::: DATA LINES

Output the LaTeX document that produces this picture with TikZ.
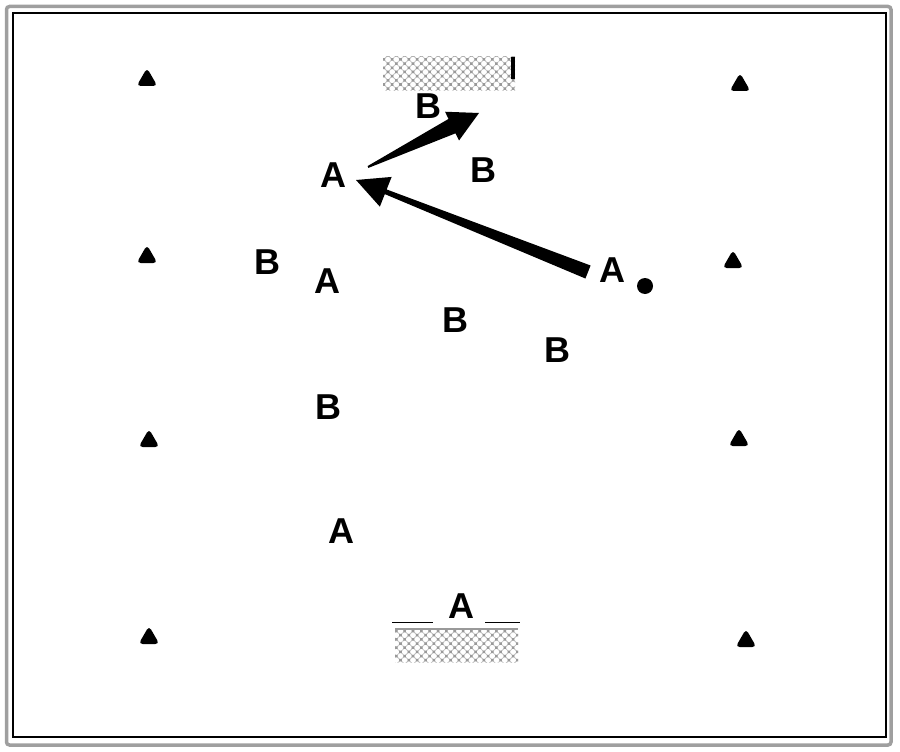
\documentclass[tikz,border=0pt]{standalone}
\usepackage{fontspec}
\setmainfont{Liberation Sans}
\usetikzlibrary{shapes.geometric}
\usetikzlibrary{patterns.meta}
\usetikzlibrary{calc}

\tikzset{player/.style = {font=\bfseries\fontsize{36}{36}\selectfont, inner sep=0pt},
         cone/.style = {regular polygon, regular polygon sides=3, fill=black,
                        inner sep=0pt, minimum size=24pt, rounded corners=4pt},
         goal/.style = {fill=gray!12,
                        pattern={Lines[angle=45, distance=5.9pt, line width=0.8pt]},
                        pattern color=gray!50},
         goalx/.style = {pattern={Lines[angle=-45, distance=5.9pt, line width=0.8pt]},
                         pattern color=gray!50},
         goaldots/.style = {pattern={Dots[angle=45, distance=5.9pt, radius=1.8pt]},
                            pattern color=gray!80}}

% tapered pass arrow: tail, tip, tail half width, neck half width, head half width, head length
\newcommand{\passarrow}[6]{%
  \coordinate (neck) at ($(#2)!#6!(#1)$);
  \fill ($(#1)!#3!90:(#2)$) -- ($(neck)!#4!-90:(#1)$) -- ($(neck)!#5!-90:(#1)$)
        -- (#2) -- ($(neck)!#5!90:(#1)$) -- ($(neck)!#4!90:(#1)$)
        -- ($(#1)!#3!-90:(#2)$) -- cycle;}

\begin{document}
\begin{tikzpicture}[x=1pt, y=-1pt]
    \useasboundingbox (0,0) rectangle (900,752);
    \draw[line width=3.5pt, gray!75, rounded corners=3pt] (6.5,6.5) rectangle (891,745);
    \draw[line width=1.2pt] (13,13) rectangle (886,737);

    % cones
    \foreach \x/\y [count=\i] in {147/80, 740/85, 147/257, 733/262,
                                  149/441, 739/440, 149/638, 746/641}
      \node[cone] (c\i) at (\x,\y) {};

    % goals
    \foreach \gx/\gy/\gw in {383/57/132, 395/628/123} {
      \path[goal] (\gx,\gy) rectangle ++(\gw,34);
      \path[goalx] (\gx,\gy) rectangle ++(\gw,34);
      \path[goaldots] (\gx,\gy) rectangle ++(\gw,34);
    }
    \fill (511,57) rectangle (515,79);
    \draw[gray!80, line width=2pt] (395,629) -- (518,629);
    \draw[line width=0.8pt] (392,622) -- (433,622);
    \draw[line width=0.8pt] (485,622) -- (520,622);

    % players
    \node[player] (b1) at (428,106) {B};
    \node[player] (b2) at (483,170) {B};
    \node[player] (a1) at (333,175) {A};
    \node[player] (b3) at (267,262) {B};
    \node[player] (a2) at (327,281) {A};
    \node[player] (a3) at (612,270) {A};
    \node[player] (b4) at (455,320) {B};
    \node[player] (b5) at (557,350) {B};
    \node[player] (b6) at (328,407) {B};
    \node[player] (a4) at (341,531) {A};
    \node[player] (a5) at (461,606) {A};

    \fill (645,286) circle (8);

    % passes
    \coordinate (p1) at (368,167);
    \coordinate (q1) at (479,113);
    \coordinate (p2) at (588,272);
    \coordinate (q2) at (356,180);
    \passarrow{p1}{q1}{1pt}{8pt}{16pt}{30pt}
    \passarrow{p2}{q2}{7pt}{2.5pt}{16pt}{32pt}
\end{tikzpicture}
\end{document}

::::::

* [SHORT PROBLEM]:
From the top of the listing above, repeat each line exactly until you reach the line containing "(485,622) -- (520,622);", and repeat that one too. Leave the pictures out.

* [THE OUTPUT]:
Output the LaTeX document that produces this picture with TikZ.
\documentclass[tikz,border=0pt]{standalone}
\usepackage{fontspec}
\setmainfont{Liberation Sans}
\usetikzlibrary{shapes.geometric}
\usetikzlibrary{patterns.meta}
\usetikzlibrary{calc}

\tikzset{player/.style = {font=\bfseries\fontsize{36}{36}\selectfont, inner sep=0pt},
         cone/.style = {regular polygon, regular polygon sides=3, fill=black,
                        inner sep=0pt, minimum size=24pt, rounded corners=4pt},
         goal/.style = {fill=gray!12,
                        pattern={Lines[angle=45, distance=5.9pt, line width=0.8pt]},
                        pattern color=gray!50},
         goalx/.style = {pattern={Lines[angle=-45, distance=5.9pt, line width=0.8pt]},
                         pattern color=gray!50},
         goaldots/.style = {pattern={Dots[angle=45, distance=5.9pt, radius=1.8pt]},
                            pattern color=gray!80}}

% tapered pass arrow: tail, tip, tail half width, neck half width, head half width, head length
\newcommand{\passarrow}[6]{%
  \coordinate (neck) at ($(#2)!#6!(#1)$);
  \fill ($(#1)!#3!90:(#2)$) -- ($(neck)!#4!-90:(#1)$) -- ($(neck)!#5!-90:(#1)$)
        -- (#2) -- ($(neck)!#5!90:(#1)$) -- ($(neck)!#4!90:(#1)$)
        -- ($(#1)!#3!-90:(#2)$) -- cycle;}

\begin{document}
\begin{tikzpicture}[x=1pt, y=-1pt]
    \useasboundingbox (0,0) rectangle (900,752);
    \draw[line width=3.5pt, gray!75, rounded corners=3pt] (6.5,6.5) rectangle (891,745);
    \draw[line width=1.2pt] (13,13) rectangle (886,737);

    % cones
    \foreach \x/\y [count=\i] in {147/80, 740/85, 147/257, 733/262,
                                  149/441, 739/440, 149/638, 746/641}
      \node[cone] (c\i) at (\x,\y) {};

    % goals
    \foreach \gx/\gy/\gw in {383/57/132, 395/628/123} {
      \path[goal] (\gx,\gy) rectangle ++(\gw,34);
      \path[goalx] (\gx,\gy) rectangle ++(\gw,34);
      \path[goaldots] (\gx,\gy) rectangle ++(\gw,34);
    }
    \fill (511,57) rectangle (515,79);
    \draw[gray!80, line width=2pt] (395,629) -- (518,629);
    \draw[line width=0.8pt] (392,622) -- (433,622);
    \draw[line width=0.8pt] (485,622) -- (520,622);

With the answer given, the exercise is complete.